** Start of Given data **

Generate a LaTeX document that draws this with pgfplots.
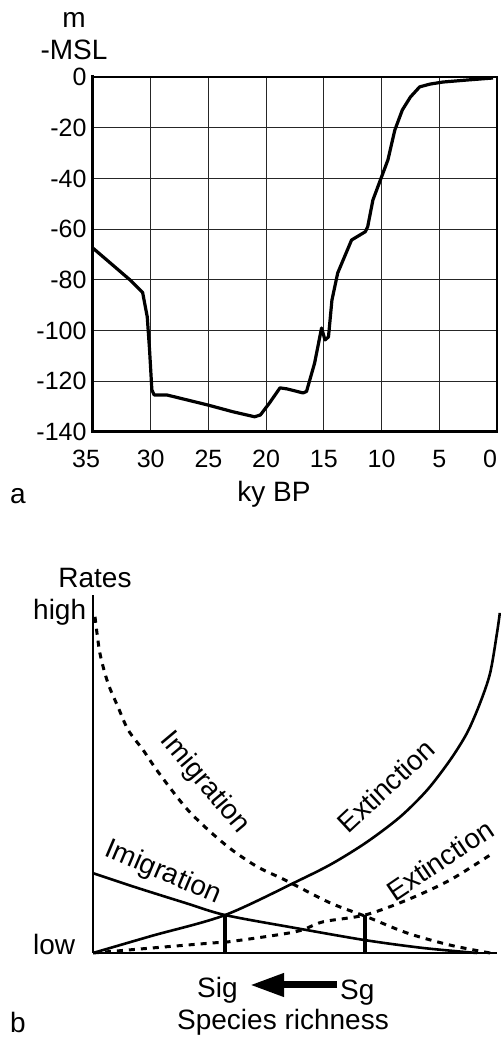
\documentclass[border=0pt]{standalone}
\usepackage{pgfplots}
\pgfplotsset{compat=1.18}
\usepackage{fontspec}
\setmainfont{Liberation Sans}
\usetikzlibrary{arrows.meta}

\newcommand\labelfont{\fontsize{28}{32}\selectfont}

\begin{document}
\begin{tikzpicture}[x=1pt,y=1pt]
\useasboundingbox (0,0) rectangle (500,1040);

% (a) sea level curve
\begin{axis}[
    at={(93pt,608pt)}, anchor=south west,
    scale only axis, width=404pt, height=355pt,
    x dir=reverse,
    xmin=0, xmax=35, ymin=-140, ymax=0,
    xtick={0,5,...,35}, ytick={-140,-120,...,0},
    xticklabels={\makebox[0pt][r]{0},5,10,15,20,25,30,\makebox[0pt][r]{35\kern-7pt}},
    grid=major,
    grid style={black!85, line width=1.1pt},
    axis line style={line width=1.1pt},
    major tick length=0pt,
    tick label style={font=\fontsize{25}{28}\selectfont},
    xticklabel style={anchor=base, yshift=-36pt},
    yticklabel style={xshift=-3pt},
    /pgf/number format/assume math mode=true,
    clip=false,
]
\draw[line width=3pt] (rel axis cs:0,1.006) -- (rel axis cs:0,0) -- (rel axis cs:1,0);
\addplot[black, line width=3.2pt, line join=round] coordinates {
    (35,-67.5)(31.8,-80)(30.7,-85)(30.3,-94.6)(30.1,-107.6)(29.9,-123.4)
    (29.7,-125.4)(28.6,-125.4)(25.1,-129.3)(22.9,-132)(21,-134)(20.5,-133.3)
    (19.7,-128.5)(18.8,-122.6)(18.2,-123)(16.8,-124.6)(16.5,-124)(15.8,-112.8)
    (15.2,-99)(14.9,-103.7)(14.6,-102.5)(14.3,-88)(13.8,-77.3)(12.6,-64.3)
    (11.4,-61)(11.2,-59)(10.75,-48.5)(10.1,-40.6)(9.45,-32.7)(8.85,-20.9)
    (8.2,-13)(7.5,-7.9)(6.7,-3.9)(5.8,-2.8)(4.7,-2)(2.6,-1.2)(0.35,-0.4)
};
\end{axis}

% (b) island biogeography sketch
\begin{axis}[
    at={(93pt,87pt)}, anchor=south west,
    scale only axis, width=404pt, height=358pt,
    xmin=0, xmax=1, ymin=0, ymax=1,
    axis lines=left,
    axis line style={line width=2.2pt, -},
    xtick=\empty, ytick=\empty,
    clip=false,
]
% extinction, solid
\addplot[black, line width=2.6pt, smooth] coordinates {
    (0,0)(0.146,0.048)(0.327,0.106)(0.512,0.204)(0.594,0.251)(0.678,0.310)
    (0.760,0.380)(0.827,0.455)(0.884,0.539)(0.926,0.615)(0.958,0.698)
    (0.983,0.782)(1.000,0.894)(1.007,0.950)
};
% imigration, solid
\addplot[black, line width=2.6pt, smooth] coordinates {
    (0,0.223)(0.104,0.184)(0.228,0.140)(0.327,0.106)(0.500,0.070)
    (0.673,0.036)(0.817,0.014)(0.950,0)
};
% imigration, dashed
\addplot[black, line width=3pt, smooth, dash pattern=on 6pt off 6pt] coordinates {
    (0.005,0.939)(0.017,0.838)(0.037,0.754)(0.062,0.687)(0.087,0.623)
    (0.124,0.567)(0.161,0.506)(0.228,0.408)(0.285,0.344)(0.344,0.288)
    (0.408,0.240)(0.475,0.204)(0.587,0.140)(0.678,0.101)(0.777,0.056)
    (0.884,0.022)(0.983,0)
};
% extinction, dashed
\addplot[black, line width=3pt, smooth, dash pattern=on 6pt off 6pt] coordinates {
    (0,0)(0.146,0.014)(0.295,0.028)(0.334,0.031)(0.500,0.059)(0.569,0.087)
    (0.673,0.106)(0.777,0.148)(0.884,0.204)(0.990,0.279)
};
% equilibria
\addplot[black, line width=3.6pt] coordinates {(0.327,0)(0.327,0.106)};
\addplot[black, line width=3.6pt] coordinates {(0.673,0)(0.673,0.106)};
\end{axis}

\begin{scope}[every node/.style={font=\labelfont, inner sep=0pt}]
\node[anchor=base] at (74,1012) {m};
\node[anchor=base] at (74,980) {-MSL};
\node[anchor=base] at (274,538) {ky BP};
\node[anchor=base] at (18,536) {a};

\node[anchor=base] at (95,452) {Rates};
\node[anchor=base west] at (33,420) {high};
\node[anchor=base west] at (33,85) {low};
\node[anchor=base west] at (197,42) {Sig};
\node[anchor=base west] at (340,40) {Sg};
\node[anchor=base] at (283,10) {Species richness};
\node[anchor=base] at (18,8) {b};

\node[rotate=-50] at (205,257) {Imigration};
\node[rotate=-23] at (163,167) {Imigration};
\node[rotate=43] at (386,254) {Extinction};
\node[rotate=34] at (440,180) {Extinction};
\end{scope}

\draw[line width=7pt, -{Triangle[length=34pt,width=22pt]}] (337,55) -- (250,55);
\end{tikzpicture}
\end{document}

** End of Given data **

** What you are asked to do **
Transcribe the full listing above exactly, with the images removed.

** Solution below **
Generate a LaTeX document that draws this with pgfplots.
\documentclass[border=0pt]{standalone}
\usepackage{pgfplots}
\pgfplotsset{compat=1.18}
\usepackage{fontspec}
\setmainfont{Liberation Sans}
\usetikzlibrary{arrows.meta}

\newcommand\labelfont{\fontsize{28}{32}\selectfont}

\begin{document}
\begin{tikzpicture}[x=1pt,y=1pt]
\useasboundingbox (0,0) rectangle (500,1040);

% (a) sea level curve
\begin{axis}[
    at={(93pt,608pt)}, anchor=south west,
    scale only axis, width=404pt, height=355pt,
    x dir=reverse,
    xmin=0, xmax=35, ymin=-140, ymax=0,
    xtick={0,5,...,35}, ytick={-140,-120,...,0},
    xticklabels={\makebox[0pt][r]{0},5,10,15,20,25,30,\makebox[0pt][r]{35\kern-7pt}},
    grid=major,
    grid style={black!85, line width=1.1pt},
    axis line style={line width=1.1pt},
    major tick length=0pt,
    tick label style={font=\fontsize{25}{28}\selectfont},
    xticklabel style={anchor=base, yshift=-36pt},
    yticklabel style={xshift=-3pt},
    /pgf/number format/assume math mode=true,
    clip=false,
]
\draw[line width=3pt] (rel axis cs:0,1.006) -- (rel axis cs:0,0) -- (rel axis cs:1,0);
\addplot[black, line width=3.2pt, line join=round] coordinates {
    (35,-67.5)(31.8,-80)(30.7,-85)(30.3,-94.6)(30.1,-107.6)(29.9,-123.4)
    (29.7,-125.4)(28.6,-125.4)(25.1,-129.3)(22.9,-132)(21,-134)(20.5,-133.3)
    (19.7,-128.5)(18.8,-122.6)(18.2,-123)(16.8,-124.6)(16.5,-124)(15.8,-112.8)
    (15.2,-99)(14.9,-103.7)(14.6,-102.5)(14.3,-88)(13.8,-77.3)(12.6,-64.3)
    (11.4,-61)(11.2,-59)(10.75,-48.5)(10.1,-40.6)(9.45,-32.7)(8.85,-20.9)
    (8.2,-13)(7.5,-7.9)(6.7,-3.9)(5.8,-2.8)(4.7,-2)(2.6,-1.2)(0.35,-0.4)
};
\end{axis}

% (b) island biogeography sketch
\begin{axis}[
    at={(93pt,87pt)}, anchor=south west,
    scale only axis, width=404pt, height=358pt,
    xmin=0, xmax=1, ymin=0, ymax=1,
    axis lines=left,
    axis line style={line width=2.2pt, -},
    xtick=\empty, ytick=\empty,
    clip=false,
]
% extinction, solid
\addplot[black, line width=2.6pt, smooth] coordinates {
    (0,0)(0.146,0.048)(0.327,0.106)(0.512,0.204)(0.594,0.251)(0.678,0.310)
    (0.760,0.380)(0.827,0.455)(0.884,0.539)(0.926,0.615)(0.958,0.698)
    (0.983,0.782)(1.000,0.894)(1.007,0.950)
};
% imigration, solid
\addplot[black, line width=2.6pt, smooth] coordinates {
    (0,0.223)(0.104,0.184)(0.228,0.140)(0.327,0.106)(0.500,0.070)
    (0.673,0.036)(0.817,0.014)(0.950,0)
};
% imigration, dashed
\addplot[black, line width=3pt, smooth, dash pattern=on 6pt off 6pt] coordinates {
    (0.005,0.939)(0.017,0.838)(0.037,0.754)(0.062,0.687)(0.087,0.623)
    (0.124,0.567)(0.161,0.506)(0.228,0.408)(0.285,0.344)(0.344,0.288)
    (0.408,0.240)(0.475,0.204)(0.587,0.140)(0.678,0.101)(0.777,0.056)
    (0.884,0.022)(0.983,0)
};
% extinction, dashed
\addplot[black, line width=3pt, smooth, dash pattern=on 6pt off 6pt] coordinates {
    (0,0)(0.146,0.014)(0.295,0.028)(0.334,0.031)(0.500,0.059)(0.569,0.087)
    (0.673,0.106)(0.777,0.148)(0.884,0.204)(0.990,0.279)
};
% equilibria
\addplot[black, line width=3.6pt] coordinates {(0.327,0)(0.327,0.106)};
\addplot[black, line width=3.6pt] coordinates {(0.673,0)(0.673,0.106)};
\end{axis}

\begin{scope}[every node/.style={font=\labelfont, inner sep=0pt}]
\node[anchor=base] at (74,1012) {m};
\node[anchor=base] at (74,980) {-MSL};
\node[anchor=base] at (274,538) {ky BP};
\node[anchor=base] at (18,536) {a};

\node[anchor=base] at (95,452) {Rates};
\node[anchor=base west] at (33,420) {high};
\node[anchor=base west] at (33,85) {low};
\node[anchor=base west] at (197,42) {Sig};
\node[anchor=base west] at (340,40) {Sg};
\node[anchor=base] at (283,10) {Species richness};
\node[anchor=base] at (18,8) {b};

\node[rotate=-50] at (205,257) {Imigration};
\node[rotate=-23] at (163,167) {Imigration};
\node[rotate=43] at (386,254) {Extinction};
\node[rotate=34] at (440,180) {Extinction};
\end{scope}

\draw[line width=7pt, -{Triangle[length=34pt,width=22pt]}] (337,55) -- (250,55);
\end{tikzpicture}
\end{document}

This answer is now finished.